Michael Adonai, a treasure for Australian art
By Luciana Manrique
Eritrean-born artist Michael Adonai is one who believes art can show artists´ inner emotions rather than his objective observations. His own style, a combination of ‘Coptic’ and realism, is internationally recognized. He was selected as a participant of the 3rd Art Camp by UNESCO, and was recently featured in the Dictionary of African Biography (DAB) published by Oxford University Press. Michael is now a resident of Wyndham and is keen to share his talents with his new community.
Many artists of the twentieth century were experimenting with ways to convey their feelings through art. Michael aims to reflect the African culture with a different view on the traditional way of looking at the world: through the soul of his people. He calls himself ‘obsessive admirer’ of the harmony of the Eritrean people also during difficult times. “In Asmara, we have 11 months with sunshine. Can you guess how gorgeous our environment is? Plenty of bright, colorful, warm and joyful!. We’ve got 9 ethnic groups living together. No religious problems in centuries even though there are Christians and Muslims. God gave a gift to this people: the unity.”
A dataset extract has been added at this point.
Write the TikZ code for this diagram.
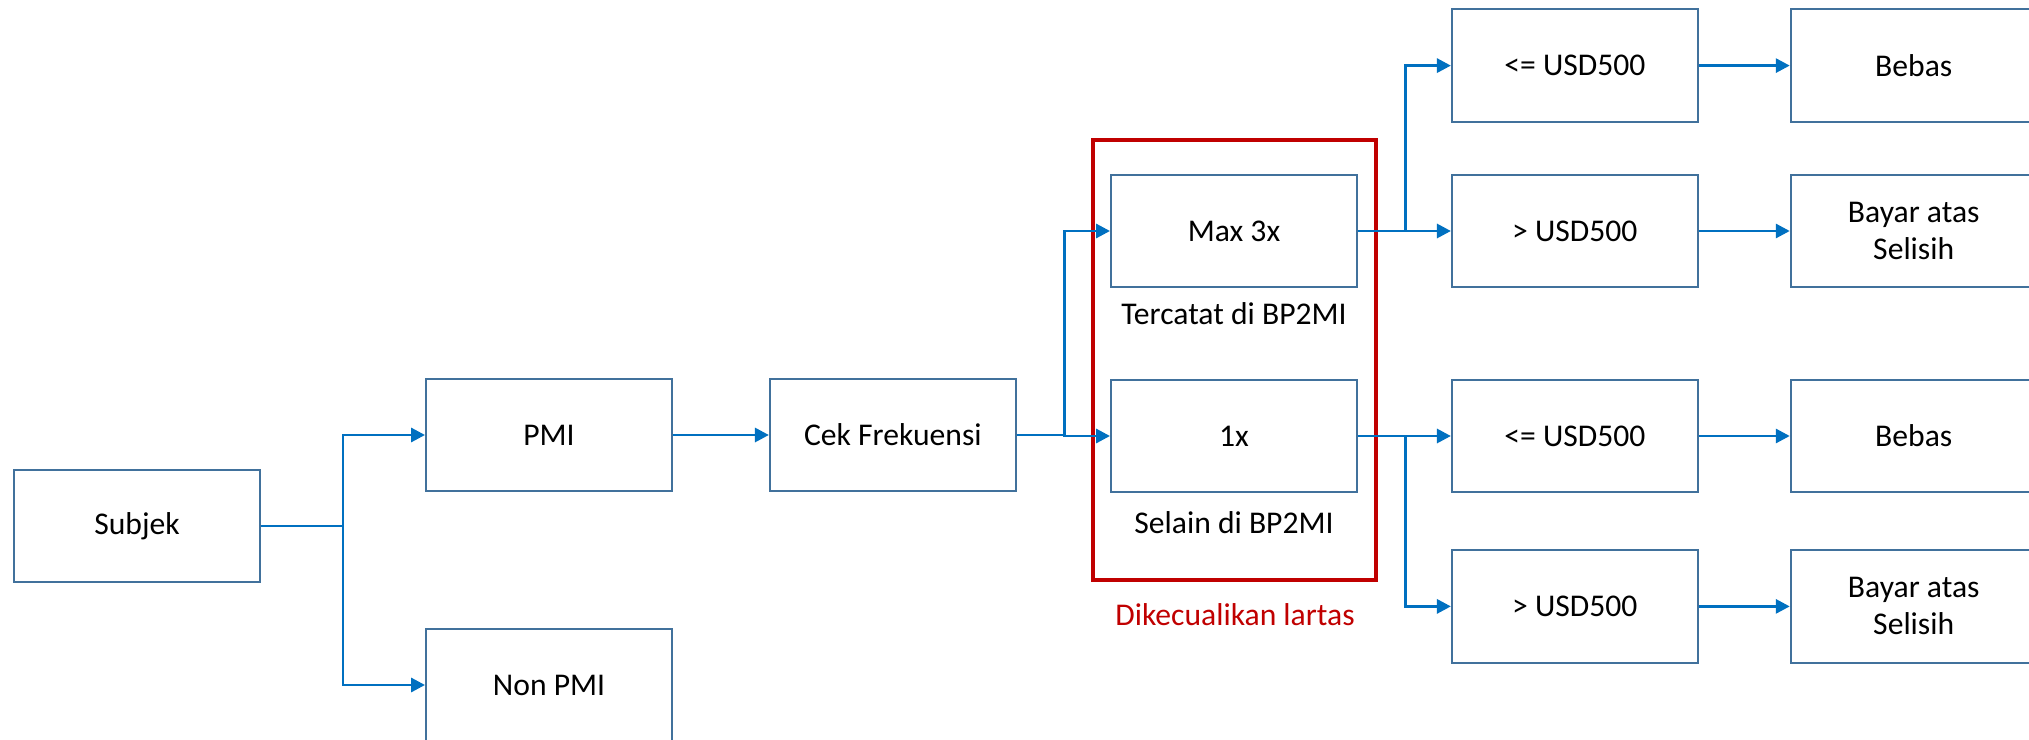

In Eritrea, the first paintings of the ancient orthodox churches – colorful Coptic art styles – are believed to be of Egyptian and Syrian Christian Missionaries who reached Africa through Eritrea, in order to preach the Gospel. “I love my country. I grew up in its culture. I’ve taken the character that represents the peoples’ lives to show the world how we are. My Eritrean Traditional art was influenced by the Coptic style and what pushed me to use vivid colors and fine brushstrokes to spring the sense of energy and hope through my work.”
Even as early as seven, Michael was following in his artist brother’s footsteps. Berhane Adonai was ten years senior to Michael. Later he was approached to join an art courses in Fine Art at the EPLF Cultural establishment in Arag. “But not only attending this study I felt the explosion for the art. I traveled along the high and lowlands of Eritrea and around the world and I saw other cultures that fed my imagination and the aesthetic taste,” he says.
His works have been exhibited in the USA, Europe, the Middle East, Singapore and Japan. Today, he is a bestselling painter, muralist, cartoonist and teacher as well as author. He has written a number of award-winning books and dramas. Also, one of the three great Eritrean personalities chosen for Dictionary of African biography – the first biographical dictionary covering the lives and legacies of notable African men and women from all periods and walks of life – published last year by Oxford University Press. This is an important achievement for Michael and as one of the most prominent figures in the contemporary Eritrean Art, Michael feels that he could be a kind of Art Ambassador in Australia.
“Altona was the place where I held my first exhibition since coming here in November. It was held at the Joel Gallery with the help of wonderful local friends. I am expecting to have my solo exhibition soon and hope to start teaching classes to young and promising artists. I am grateful with this community for giving me the opportunity to show part of the beauty of my motherland,” says Michael.
He recently met the Minister for Arts in Victoria and gave her a painting as a gift. The event was organized by Multicultural Arts Victoria. “It was really a marvelous opportunity. The painting given to the minister is entitled “The Messenger”.”
Michael says that with 30 years of experience working as a professional and full-time artist, that each artist is an individual and every work of art unique. “I have been to the Melbourne Art Gallery and Australian Centre for Contemporary Art (ACCA) to see Australian art. In this field we all use the same medium. Art is an universal language with different approach but common components. Every work is complementary in this art environment and can leave a mark in one period of the art history”.